The average admission charge for a movie is $6. if the distribution of movie admission charges is approximately normal with a standard deviation of $1, what is the probability that a randomly selected admission charge is less than $3.5?
You have to find a z-score
6 -3.50 divided by 1
Now that you have the z-score, you have to use a normal table or a calculator to find the area under the curve which gives you ght probability.
You will look for the area to the left of your z-score.
To find the probability that a randomly selected admission charge is less than $3.5, we need to calculate the area under the normal distribution curve up to $3.5.

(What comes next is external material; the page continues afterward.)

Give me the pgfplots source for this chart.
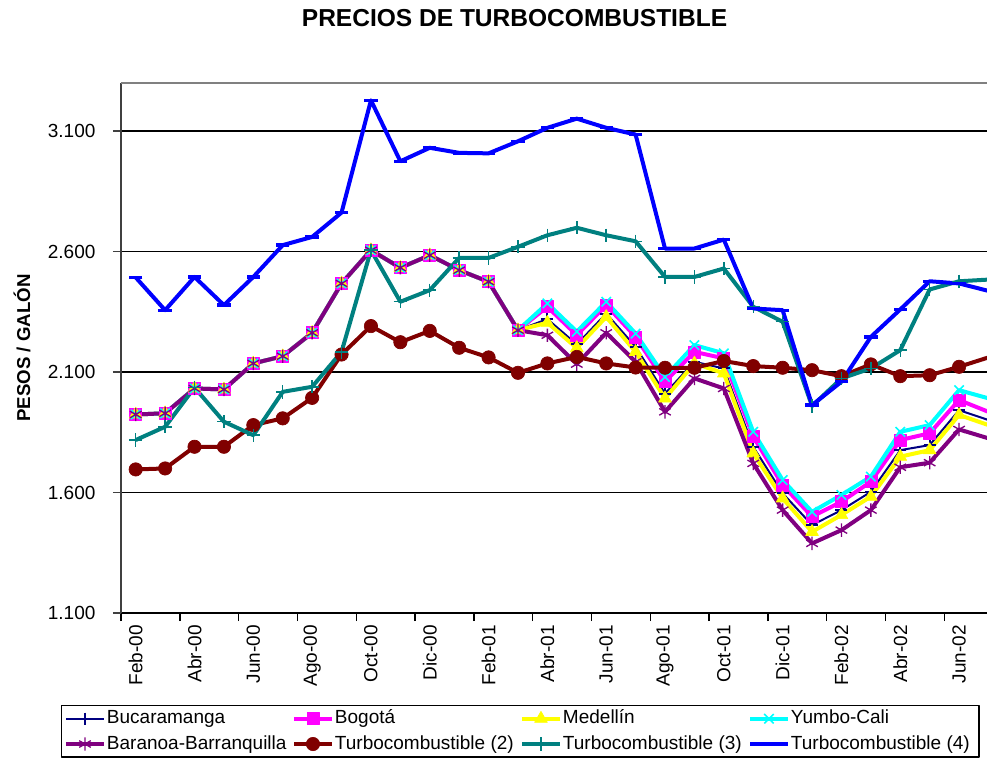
\documentclass[border=0pt]{standalone}
\usepackage{fontspec}
\setmainfont{Liberation Sans}
\usepackage{pgfplots}
\usepackage{pgfplotstable}
\pgfplotsset{compat=1.18}

\definecolor{navyc}{RGB}{0,0,128}
\definecolor{magc}{RGB}{255,0,255}
\definecolor{yelc}{RGB}{255,255,0}
\definecolor{cyanc}{RGB}{0,255,255}
\definecolor{purc}{RGB}{128,0,128}
\definecolor{marc}{RGB}{128,0,0}
\definecolor{tealc}{RGB}{0,128,128}
\definecolor{bluec}{RGB}{0,0,255}

% precios mensuales, Feb-00 = 0
\pgfplotstableread{
i  buc  bog  med  cali baq  t2   t3   t4
0  1924 1924 1924 1924 1924 1696 1818 2493
1  1929 1929 1929 1929 1929 1700 1873 2357
2  2032 2032 2032 2032 2032 1790 2036 2495
3  2028 2028 2028 2028 2028 1790 1894 2378
4  2136 2136 2136 2136 2136 1880 1838 2495
5  2166 2166 2166 2166 2166 1908 2018 2627
6  2263 2263 2263 2263 2263 1993 2039 2661
7  2468 2468 2468 2468 2468 2173 2184 2762
8  2606 2606 2606 2606 2606 2291 2606 3228
9  2533 2533 2533 2533 2533 2224 2392 2975
10 2585 2585 2585 2585 2585 2271 2440 3031
11 2523 2523 2523 2523 2523 2201 2574 3010
12 2475 2475 2475 2475 2475 2161 2574 3008
13 2274 2274 2274 2274 2274 2097 2620 3058
14 2320 2371 2305 2385 2253 2136 2668 3114
15 2215 2253 2200 2268 2133 2163 2699 3152
16 2343 2378 2329 2392 2263 2136 2668 3114
17 2205 2246 2184 2260 2143 2119 2643 3086
18 2011 2060 1991 2080 1935 2118 2495 2613
19 2143 2184 2136 2212 2074 2118 2495 2613
20 2115 2157 2095 2178 2032 2146 2530 2650
21 1790 1832 1763 1852 1721 2125 2371 2364
22 1597 1631 1576 1652 1527 2118 2309 2357
23 1465 1500 1437 1520 1389 2108 1959 1963
24 1527 1562 1507 1590 1444 2083 2074 2060
25 1603 1645 1583 1666 1527 2132 2115 2246
26 1776 1818 1749 1852 1705 2083 2191 2360
27 1797 1846 1776 1880 1724 2087 2443 2477
28 1942 1984 1922 2025 1862 2122 2477 2468
29 1901 1935 1880 1991 1825 2161 2484 2437
}\precios

\newcommand{\lb}[1]{\makebox[138pt][l]{#1}}

\begin{document}
\begin{tikzpicture}
\useasboundingbox (-90.75pt,-111pt) rectangle (649.5pt,459.75pt);
\begin{axis}[
    scale only axis,
    width=649.5pt, height=397.5pt,
    xmin=-0.5, xmax=28.95,
    ymin=1100, ymax=3300,
    axis x line*=bottom, axis y line*=left,
    x axis line style={black, line width=1.1pt},
    y axis line style={black!75, line width=1.5pt},
    tick align=outside,
    xtick={-0.5,1.5,...,27.5},
    xticklabels={},
    x tick style={black, line width=1.1pt},
    major tick length=6pt,
    extra x ticks={0,2,...,28},
    extra x tick labels={Feb-00,Abr-00,Jun-00,Ago-00,Oct-00,Dic-00,Feb-01,Abr-01,Jun-01,Ago-01,Oct-01,Dic-01,Feb-02,Abr-02,Jun-02},
    extra x tick style={major tick length=0pt, grid=none,
        xticklabel style={rotate=90, anchor=east, inner sep=0pt, xshift=-9pt,
            font=\fontsize{14.25}{16}\selectfont}},
    ytick={1100,1600,2100,2600,3100},
    yticklabels={1.100,1.600,2.100,2.600,3.100},
    y tick style={black!75, line width=1.1pt},
    yticklabel style={inner sep=0pt, xshift=-13pt},
    extra y ticks={3300},
    extra y tick labels={},
    extra y tick style={major tick length=0pt, grid=major,
        grid style={black!50, line width=1.5pt}},
    ymajorgrids=true,
    grid style={black, line width=1.1pt},
    tick label style={font=\fontsize{14.25}{16}\selectfont},
    ylabel={\bfseries PESOS / GALÓN},
    ylabel style={at={(axis description cs:-0.1143,0.5)}, anchor=center,
        font=\fontsize{14}{16}\selectfont},
    title={\bfseries PRECIOS DE TURBOCOMBUSTIBLE},
    title style={at={(axis description cs:0.4544,1.1075)}, anchor=center,
        font=\fontsize{18.4}{21}\selectfont},
    legend columns=4,
    legend cell align=left,
    legend image code/.code={
        \draw[mark repeat=2,mark phase=2] plot coordinates {(0pt,0pt) (14pt,0pt) (28pt,0pt)};},
    legend style={at={(axis description cs:-0.0693,-0.1736)}, anchor=north west,
        draw=black, line width=1pt, inner xsep=2pt, inner ysep=2pt,
        column sep=0pt, row sep=3.5pt,
        font=\fontsize{14.25}{16}\selectfont,
        nodes={inner xsep=1pt, inner ysep=1pt, text height=10.5pt, text depth=3pt}},
    line join=round,
]
\addplot[navyc, line width=1.5pt, mark=+, mark size=4.5pt,
    mark options={line width=1.5pt}] table[x=i, y=buc] {\precios};
\addlegendentry{\lb{Bucaramanga}}
\addplot[magc, line width=3pt, mark=square*, mark size=4.5pt,
    mark options={line width=0.5pt, fill=magc}] table[x=i, y=bog] {\precios};
\addlegendentry{\lb{Bogotá}}
\addplot[yelc, line width=3pt, mark=triangle*, mark size=5.5pt,
    mark options={line width=0.5pt, fill=yelc}] table[x=i, y=med] {\precios};
\addlegendentry{\lb{Medellín}}
\addplot[cyanc, line width=3pt, mark=x, mark size=5pt,
    mark options={line width=1.2pt}] table[x=i, y=cali] {\precios};
\addlegendentry{\lb{Yumbo-Cali}}
\addplot[purc, line width=3pt, mark=asterisk, mark size=5pt,
    mark options={line width=1pt}] table[x=i, y=baq] {\precios};
\addlegendentry{\lb{Baranoa-Barranquilla}}
\addplot[marc, line width=3pt, mark=*, mark size=5pt,
    mark options={fill=marc, line width=0.5pt}] table[x=i, y=t2] {\precios};
\addlegendentry{\lb{Turbocombustible (2)}}
\addplot[tealc, line width=3pt, mark=+, mark size=5pt,
    mark options={line width=1.1pt}] table[x=i, y=t3] {\precios};
\addlegendentry{\lb{Turbocombustible (3)}}
\addplot[bluec, line width=3pt, mark=-, mark size=5pt,
    mark options={line width=2.5pt}] table[x=i, y=t4] {\precios};
\addlegendentry{\lb{Turbocombustible (4)}}
\end{axis}
\end{tikzpicture}
\end{document}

First, we need to standardize the value $3.5 using the standard deviation and the mean of the distribution.
Z = (X - μ) / σ
Where:
Z is the standardized value,
X is the given value ($3.5),
μ is the mean of the distribution ($6),
σ is the standard deviation ($1).
Plugging in the values:
Z = (3.5 - 6) / 1
Z = -2.5
Next, we can use the standard normal distribution table or a calculator to find the area to the left of the standardized value -2.5. This area represents the probability that a randomly selected admission charge is less than $3.5.
Looking up the value in the standard normal distribution table (z-table), we find that the area to the left of -2.5 is approximately 0.0062.
Therefore, the probability that a randomly selected admission charge is less than $3.5 is approximately 0.0062, or 0.62%.